TriHealth, Inc.
- Type: Private
- Industry: Health care
- Founded: 1995; 31 years ago, in Cincinnati, Ohio, United States
- Headquarters: Cincinnati, Ohio, United States
- Area served: North America
- Key people: Terri Hanlon-Bremer (president and CEO)
- Number of employees: 13,000
- Website: trihealth.com

= TriHealth =

Healthcare provider in Ohio

TriHealth, Inc. is a unified health system based in Cincinnati, Ohio, United States. It was originally formed in 1995. Currently the system comprises four general hospitals: Bethesda North, Good Samaritan, Bethesda Butler and McCullough-Hyde Memorial. In addition to these four hospitals TriHealth operates two regional free-standing emergency medical centers: Bethesda Arrow Springs and Good Samaritan Western Ridge. TriHealth's non-hospital services include physician practice management, fitness centers, occupational health centers, home health and hospice care. TriHealth is one of the largest employers in greater Cincinnati with over 13,000 employees.

==History==

In 1995, the sponsors of Bethesda Hospital and Good Samaritan Hospital formed a partnership to become TriHealth.

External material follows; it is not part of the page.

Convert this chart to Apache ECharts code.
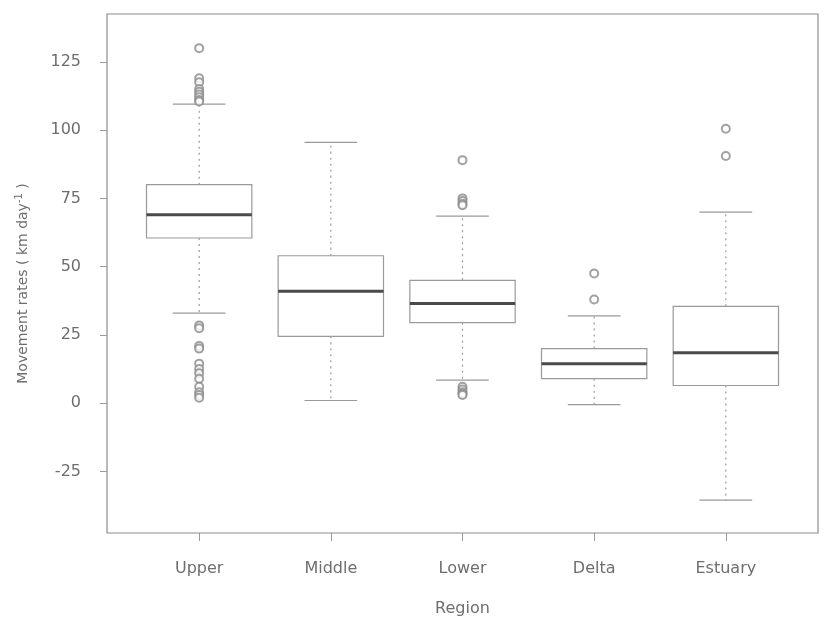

In 2012, TriHealth terminated workers who refused the inoculation flu shots.

In December 2015, John Prout, president and chief executive of TriHealth, retired. Mark Clement served as the hospital executive from 2016-2026. Terri Hanlon-Bremer RN, MSN, is the current hospital executive. TriHealth announced an $85 million expansion in Montgomery in January 2020.

In April 2021, TriHealth reported that some information on employees or patients had fallen victim to a security breach through a law firm the company uses.